In Stories

The Dufaux brothers, Charles and Frédéric set out to build a Gordon Bennett Cup-winning racing car in the Swiss town of Geneva. Circumstances beyond their control prevented them fulfilling their dreams.

Beyond the „usual suspects”, such as France, Great Britain, America and Belgium new countries signalled their intention to participate in the 1904 Gordon Bennett Cup, including Switzerland. “The entry of Switzerland has come somewhat as a surprise, and it has been taken for granted that the car to represent this little country would be a Martini. This, however, does not appear primarily to have been the reason for the entry, as an 8-cylinder 80-h.p. Dufaux racing car is being completed for the express purpose of taking part in this race. The driver will be Frederic Dufaux, and the vehicle is being constructed by MM. Piccard, Pictet and Co., of Geneva” (The Automotor Journal, 9 January, 1904)

The fact that Piccard&Pictet built the Dufaux cars resulted in some confusion. The Automotor Journal called the car Piccard-Pictet in June, 1904.

While the Dufaux brothers had drawn up plans for their forthcoming racer car, but they didn’t have the expertise or equipment to build anything. That is why So they farmed out the construction to Piccard-Pictet & Cie, a local industrial equipment manufacturer. This galvanized Lucien Pictet, who became interested in the automobile industry, and soon the company was producing the “Pic-Pic” cars – but that’s another story.

As for Dufaux, Charles Dufaux opted for a straight-eight engine, one of the first to be built as such, rather than as two four-cylinder engines joined together. The huge powerplant had 4 cast cylinder blocks with 2 cylinders each, a displacement of 12,756 cc and a maximum power of 90-hp @ 1200 rpm (originally 80 hp). Otherwise it was “normal” racing car stuff: a sturdy chassis, two small bucket seats, and a large round fuel tank. The drive was via a three-speed gearbox using two powerful chains on the rear wheels. Tires were a problem – as those had to be made in Switzerland. Luckily the local subsidiary of Michelin was able to help. Top speed was noted as 115 km/h.

The 8-cylinder engine

On 16 June, during the weighing-in for the Gordon Bennett Cup the car mysteriously was damaged. As foul play was suspected, an investigation committee was set-up. Ultimately the Dufaux failed to show up for the start.
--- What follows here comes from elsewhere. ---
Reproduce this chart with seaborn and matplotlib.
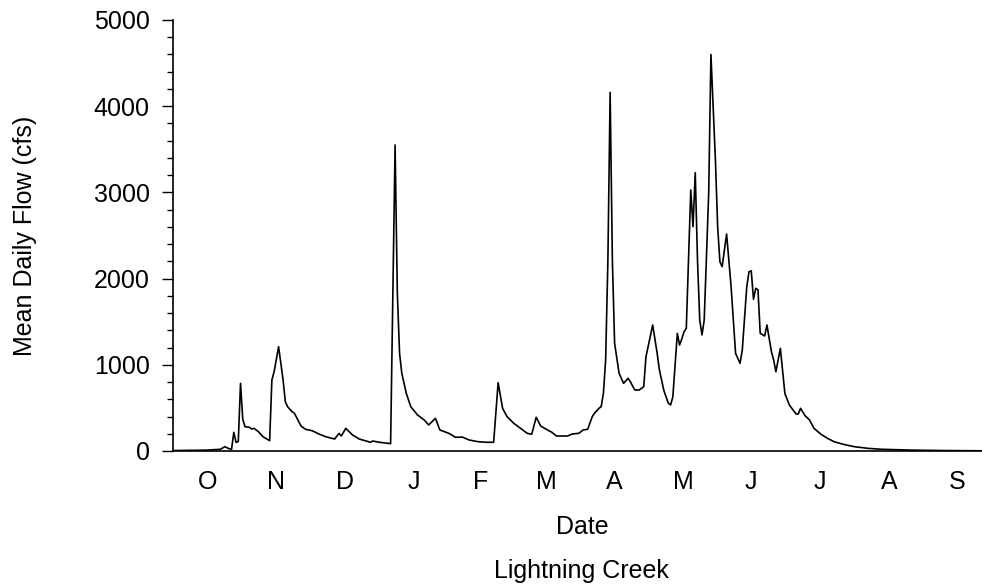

The brothers before the race. Source: Automobil-Welt

Dufaux was more succesful at others races in 1904, including the Dourdain Kilometer-run where he finished second.

Frederic at the 1904 Dourdain race. Source: Gallica

In 1905 Charles Dufaux came up with a fantastic 4-cylinder engine with a capacity of 26.4-liters (!) and a max power of 150-hp. Dufaux signalled its intention to participated at the 1905 Gordon Bennett Cup again with three cars: the the 1904 racer, a 8-cylinder, 100-hp model and the 26.4-liter beast. This time, their entry was vetoed by the Swiss Automobile Club.

The Dufaux brothers got acquainted with Charles S Rolls. Their last car was built in 1907. The brothers went their separate ways afterwards. Charles died in Geneva in 1950. His brother died 12 years later.

Today there are two surviving Dufaux racing car: the 1904 Gordon Bennett racer was later bought by Zürich-based collector, Arthur Tognazzo, who sold it to the Schlumpf brothers. Today the car is at the Cite de l’Automobile Museum. The 100-hp racer from 1905 was donated to the Verkehrshaus (Traffic House) by Frederic in 1942, where it has been on display for decades.

The 1905 which today belongs to the Verkehrshaus museum in Luzern.

Frederic’s cousin, Henry and Armand Dufaux are much better known in the motoring world as their company supplied engines to early motorcycle and later aeroplane manufacturers and then went on to produce the Motosacoche motorcycles.